Repeat exactly the lines running from the first line of the data to the line containing "from matplotlib.ticker import", both ends included, and nothing else; drop the pictures.

Start of Recorded data

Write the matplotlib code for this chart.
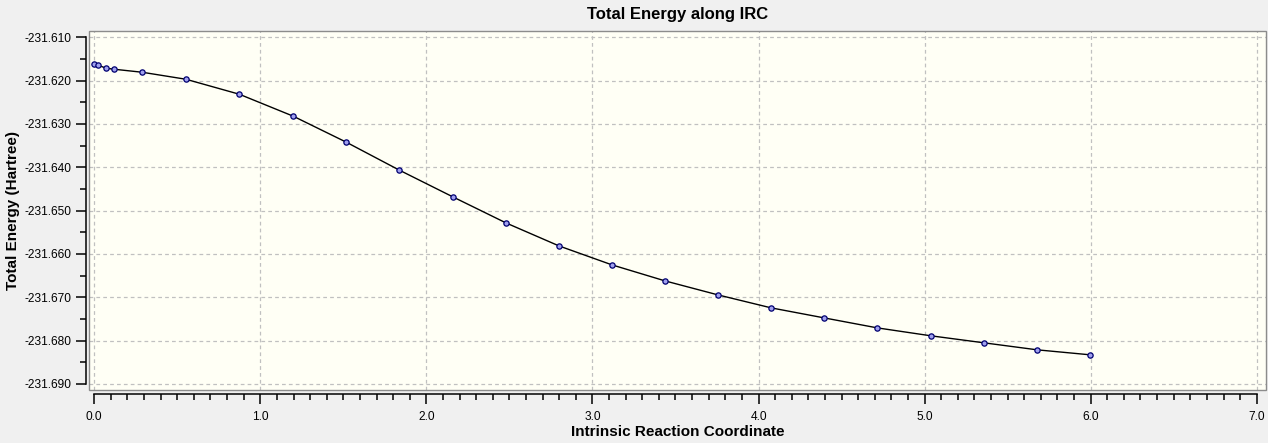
import numpy as np
import matplotlib.pyplot as plt
from matplotlib.patches import Rectangle
from matplotlib.ticker import MultipleLocator, FormatStrFormatter

plt.rcParams['font.family'] = ['Liberation Sans', 'DejaVu Sans']

# IRC points
irc = [0.0, 0.024, 0.072, 0.12, 0.288, 0.552, 0.873, 1.198, 1.517, 1.837,
       2.162, 2.481, 2.800, 3.119, 3.438, 3.757, 4.077, 4.396, 4.715,
       5.040, 5.360, 5.679, 5.998]
energy = [-231.61622, -231.61645, -231.61714, -231.61737, -231.61806,
          -231.61968, -231.62313, -231.62820, -231.63419, -231.64065,
          -231.64687, -231.65286, -231.65816, -231.66253, -231.66622,
          -231.66945, -231.67244, -231.67475, -231.67705, -231.67889,
          -231.68051, -231.68212, -231.68327]

title = "Total Energy along IRC"
xlabel = "Intrinsic Reaction Coordinate"
ylabel = "Total Energy (Hartree)"

fig = plt.figure(figsize=(12.68, 4.43), dpi=100, facecolor='#F0F0F0')
ax = fig.add_axes([0.0704, 0.119, 0.9283, 0.8103])
ax.set_facecolor('#FFFFF5')

ax.plot(irc, energy, '-', color='black', lw=1.0, zorder=3)
ax.plot(irc, energy, 'o', ms=3.8, mfc='#A0A0EE', mec='#000070', mew=0.9,
        zorder=4)

ax.set_xlim(-0.030, 7.058)
ax.set_ylim(-231.69145, -231.60862)

ax.xaxis.set_major_locator(MultipleLocator(1.0))
ax.xaxis.set_minor_locator(MultipleLocator(0.1))
ax.yaxis.set_major_locator(MultipleLocator(0.01))
ax.yaxis.set_minor_locator(MultipleLocator(0.005))
ax.xaxis.set_major_formatter(FormatStrFormatter('%.1f'))
ax.yaxis.set_major_formatter(FormatStrFormatter('%.3f'))

ax.grid(True, which='major', color='#C0C0C0', ls=(0, (3, 2.5)), lw=0.9)
ax.set_axisbelow(True)

# gray frame around plot area, separate black axis lines outside it
for s in ['top', 'right']:
    ax.spines[s].set_visible(False)
ax.add_patch(Rectangle((0, 0), 1, 1, transform=ax.transAxes, fill=False,
                       ec='#8C8C8C', lw=1.0, clip_on=False, zorder=5))
for s in ['left', 'bottom']:
    ax.spines[s].set_position(('outward', 2.6))
    ax.spines[s].set_color('black')
    ax.spines[s].set_linewidth(1.1)
ax.spines['left'].set_bounds(-231.690, -231.610)
ax.spines['bottom'].set_bounds(0.0, 7.0)

ax.tick_params(which='major', length=7.5, width=1.1, color='black',
               labelsize=8.6, pad=3)
ax.tick_params(which='minor', length=4.5, width=1.1, color='black')
ax.tick_params(axis='x', which='major', pad=5)

ax.set_title(title, fontsize=12, fontweight='bold', pad=9)
ax.set_xlabel(xlabel, fontsize=11, fontweight='bold', labelpad=1)
ax.set_ylabel(ylabel, fontsize=11, fontweight='bold', labelpad=3)

fig.savefig('out.png', dpi=100, facecolor=fig.get_facecolor())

End of Recorded data

◆ Complete response ◆
Write the matplotlib code for this chart.
import numpy as np
import matplotlib.pyplot as plt
from matplotlib.patches import Rectangle
from matplotlib.ticker import MultipleLocator, FormatStrFormatter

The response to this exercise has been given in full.